The pupils at Janice Churchill Elementary school in Surrey recently had a first-hand look at the inner workings of our democratic system, as well as some timeless aspects of human nature, when they staged their own mock school election recently.
You can read all the details in Now-Leader reporter Lauren Collins’ feature, Surrey school’s student election offers sweet lesson in politics.
The goal of this school election was to motivate youngsters to vote when they turn 18, a most worthy exercise considering Surrey’s recent civic election recorded a voter turnout of only 32.5 per cent.
While the children learned about community service, constructing sound arguments and the satisfaction that can be derived from working towards a goal, they also learned about “sabotaging,” rumour-spreading, and accusations of bribery involving lollipops and cupcakes in exchange for votes.

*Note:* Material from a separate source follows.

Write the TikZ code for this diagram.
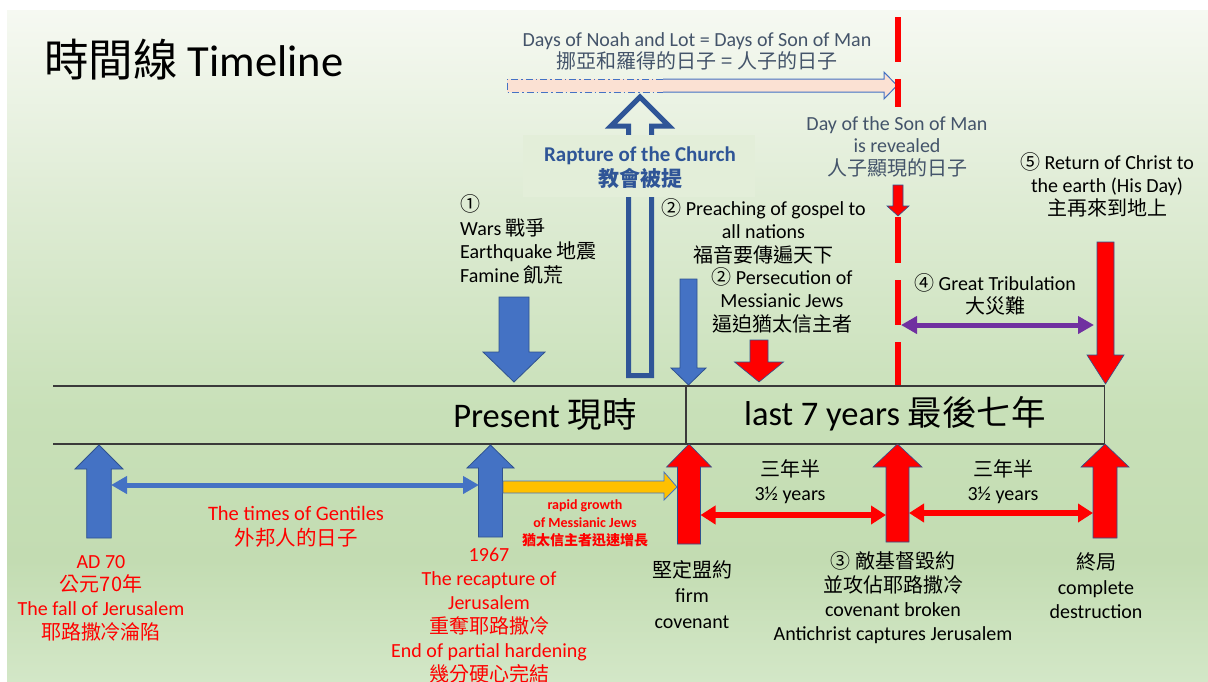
\documentclass[tikz,border=0pt]{standalone}
\usepackage{fontspec}
\setmainfont{Carlito}
\newfontfamily\cjk{Noto Sans CJK TC}
\usetikzlibrary{arrows.meta}
\definecolor{bgT}{HTML}{F6F9F2}
\definecolor{bgA}{HTML}{DFECD5}
\definecolor{bgB}{HTML}{C8E0B8}
\definecolor{bgC}{HTML}{C3DCB2}
\definecolor{bgD}{HTML}{D3E7C7}
\definecolor{boxbg}{HTML}{E3EED9}
\definecolor{bfill}{HTML}{4472C4}
\definecolor{bline}{HTML}{2F528F}
\definecolor{rapt}{HTML}{2F5597}
\definecolor{rfill}{HTML}{FF0000}
\definecolor{yfill}{HTML}{FFC000}
\definecolor{purp}{HTML}{7030A0}
\definecolor{gtext}{HTML}{44546A}
\definecolor{pinkfill}{HTML}{FBE1D3}
\definecolor{tline}{HTML}{3A3A3A}
\pgfdeclareverticalshading{slidebg}{100bp}{color(0bp)=(bgD); color(25bp)=(bgD); color(34bp)=(bgC); color(45bp)=(bgB); color(61bp)=(bgA); color(75bp)=(bgT); color(100bp)=(bgT)}
\newcommand{\zh}[1]{{\cjk #1}}
\newcommand{\blockarrow}[7]{\path[#1] (#2,#3) -- ({#2+#4},#6) -- ({#2+#5},#6) -- ({#2+#5},#7) -- ({#2-#5},#7) -- ({#2-#5},#6) -- ({#2-#4},#6) -- cycle;}
\tikzset{
  txt/.style={align=center, inner sep=0pt, font=\fontsize{20}{23.5}\selectfont},
  blktxt/.style={txt, text=black},
  redtxt/.style={txt, text=rfill},
  graytxt/.style={txt, text=gtext},
  bluearr/.style={fill=bfill, draw=bline, line width=0.8pt},
  redarr/.style={fill=rfill, draw=bline, line width=0.6pt},
  tl/.style={draw=tline, line width=1.8pt},
  dline/.style={draw=rfill, line width=5.5pt},
  bdouble/.style={draw=bfill, line width=5pt, {Triangle[length=16pt,width=17pt]}-{Triangle[length=16pt,width=17pt]}},
  rdouble/.style={draw=rfill, line width=6pt, {Triangle[length=15pt,width=18pt]}-{Triangle[length=15pt,width=18pt]}},
  pdouble/.style={draw=purp, line width=5pt, {Triangle[length=16pt,width=17pt]}-{Triangle[length=16pt,width=17pt]}},
}
\begin{document}
\begin{tikzpicture}[x=1pt,y=-1pt]
\useasboundingbox (0,0) rectangle (1208,681);
\fill[white] (0,0) rectangle (1208,681);
\shade[shading=slidebg] (7,10) rectangle (1208,681);

% title
\node[anchor=west, inner sep=0pt, font=\fontsize{44.5}{50}\selectfont, text=black] (title) at (44,60) {\zh{時間線} Timeline};

% days of Noah arrow
\fill[pinkfill] (507,79) -- (884,79) -- (884,72) -- (897,85.5) -- (884,99) -- (884,92) -- (507,92) -- cycle;
\draw[bfill, line width=1pt] (663,79) -- (884,79) -- (884,72) -- (897,85.5) -- (884,99) -- (884,92) -- (663,92);
\draw[bfill, line width=1pt, dash pattern=on 7pt off 3pt on 1.5pt off 3pt] (663,79) -- (507,79) -- (507,92) -- (663,92);
\node[graytxt, font=\fontsize{20}{22}\selectfont] (noah) at (697,51) {Days of Noah and Lot = Days of Son of Man\\ \zh{挪亞和羅得的日子 = 人子的日子}};

% red dashed line (Day of the Son of Man)
\draw[dline] (898,17) -- (898,62);
\draw[dline] (898,79) -- (898,107);
\draw[dline] (898,217) -- (898,263);
\draw[dline] (898,280) -- (898,325);
\draw[dline] (898,342) -- (898,386);
\node[graytxt, font=\fontsize{20}{22.5}\selectfont] (sonman) at (897,146.5) {Day of the Son of Man\\is revealed\\ \zh{人子顯現的日子}};
\blockarrow{redarr}{898}{216}{11}{5}{206}{185}

% rapture hollow arrow
\draw[rapt, line width=5pt, miter limit=10] (640,97) -- (669,126) -- (651.5,126) -- (651.5,375.5) -- (628.5,375.5) -- (628.5,126) -- (611,126) -- cycle;
\node[fill=boxbg, minimum width=232pt, minimum height=62pt, inner sep=0pt] (raptbox) at (639,166) {};
\node[txt, text=rapt, font=\fontsize{21}{25}\bfseries\selectfont] (rapture) at (640,167.5) {Rapture of the Church\\ \zh{教會被提}};

% group 1
\node[blktxt, align=left, anchor=west] (wars) at (460,239.5) {\zh{①}\\Wars \zh{戰爭}\\Earthquake \zh{地震}\\Famine \zh{飢荒}};
\blockarrow{bluearr}{514}{382}{31}{15}{352}{297}

% group 2
\node[blktxt] (preach) at (763.5,231) {\zh{②} Preaching of gospel to\\all nations\\ \zh{福音要傳遍天下}};
\node[blktxt] (persec) at (782,300) {\zh{②} Persecution of\\Messianic Jews\\ \zh{逼迫猶太信主者}};
\blockarrow{bluearr}{688.5}{385}{17.5}{8.5}{368}{279}
\blockarrow{redarr}{759}{382}{24.5}{9}{362}{340}

% return of Christ
\node[blktxt, font=\fontsize{20}{23}\selectfont] (return) at (1107,185) {\zh{⑤} Return of Christ to\\the earth (His Day)\\ \zh{主再來到地上}};
\blockarrow{redarr}{1105.5}{384}{18.5}{8.5}{355}{242}

% great tribulation
\node[blktxt, font=\fontsize{20}{23}\selectfont] (trib) at (995,294) {\zh{④} Great Tribulation\\ \zh{大災難}};
\coordinate (tribL) at (901,325);
\coordinate (tribR) at (1094,325);
\draw[pdouble] (tribL) -- (tribR);

% timeline band
\draw[tl] (53,386) -- (1105,386);
\draw[tl] (53,444) -- (1105,444);
\draw[draw=tline, line width=1.2pt] (686,386) -- (686,444);
\draw[draw=tline, line width=1.5pt] (1104.5,386) -- (1104.5,444);
\node[blktxt, font=\fontsize{34.5}{36}\selectfont] (present) at (545,414) {Present \zh{現時}};
\node[blktxt, font=\fontsize{34.5}{36}\selectfont] (last7) at (895,414) {last 7 years \zh{最後七年}};

% bottom arrows
\blockarrow{bluearr}{99}{445}{24}{12.3}{469}{538}
\blockarrow{bluearr}{490.5}{445}{23.5}{12}{468}{537}
\path[fill=yfill, draw=bfill, line width=0.8pt] (503,481) -- (664,481) -- (664,472) -- (677,487) -- (664,500) -- (664,493) -- (503,493) -- cycle;
\blockarrow{redarr}{689}{444}{22.5}{11.5}{467}{544}
\blockarrow{redarr}{897.5}{444}{24.5}{11.5}{467}{542}
\blockarrow{redarr}{1105}{444}{24}{12}{467}{538}

\coordinate (genL) at (111,485);
\coordinate (genR) at (479,485);
\draw[bdouble] (genL) -- (genR);
\coordinate (h1L) at (700.5,515);
\coordinate (h1R) at (886,515);
\draw[rdouble] (h1L) -- (h1R);
\coordinate (h2L) at (909,513);
\coordinate (h2R) at (1093,513);
\draw[rdouble] (h2L) -- (h2R);

% bottom texts
\node[redtxt, font=\fontsize{20.5}{25}\selectfont] (gentiles) at (296,527) {The times of Gentiles\\ \zh{外邦人的日子}};
\node[redtxt, font=\fontsize{14}{18}\bfseries\selectfont] (growth) at (585,523.5) {rapid growth\\of Messianic Jews\\ \zh{猶太信主者迅速增長}};
\node[blktxt, font=\fontsize{20}{24}\selectfont] (half1) at (790,482) {\zh{三年半}\\3½ years};
\node[blktxt, font=\fontsize{20}{24}\selectfont] (half2) at (1003,482) {\zh{三年半}\\3½ years};

\node[redtxt, font=\fontsize{20}{23.7}\selectfont] (ad70) at (101,598) {AD 70\\ \zh{公元70年}\\The fall of Jerusalem\\ \zh{耶路撒冷淪陷}};
\node[redtxt, font=\fontsize{20}{24}\selectfont, anchor=north] (y1967) at (489,548) {1967\\The recapture of\\Jerusalem\\ \zh{重奪耶路撒冷}\\End of partial hardening\\ \zh{幾分硬心完結}};
\node[blktxt, font=\fontsize{20}{25.5}\selectfont] (firm) at (692,594.5) {\zh{堅定盟約}\\firm\\covenant};
\node[blktxt, font=\fontsize{20}{24}\selectfont] (broken) at (893,598) {\zh{③ 敵基督毀約}\\ \zh{並攻佔耶路撒冷}\\covenant broken\\Antichrist captures Jerusalem};
\node[blktxt, font=\fontsize{20}{24.5}\selectfont] (end) at (1096,586) {\zh{終局}\\complete\\destruction};
\end{tikzpicture}
\end{document}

We wonder how much of this alleged chicanery is merely endemic to the species, as opposed to the children parroting what they see in we adults.
Of note, in the adult world the Surrey RCMP continues to investigate allegations of fraud related to Surrey’s Oct. 20 civic election, a campaign politicos described as “dirty” while at the same time professing their own activities to be as pure as the driven snow.
“When this is over, I’m going to take about 15 showers,” one campaign manager remarked to the Now-Leader as Surrey’s civic election entered its homestretch.
In an ideal world, future generations will do a better job.
But when it comes to politics, no matter at what level, you’ll always find the good, the bad and the ugly, be it in parliament or in an elementary school classroom.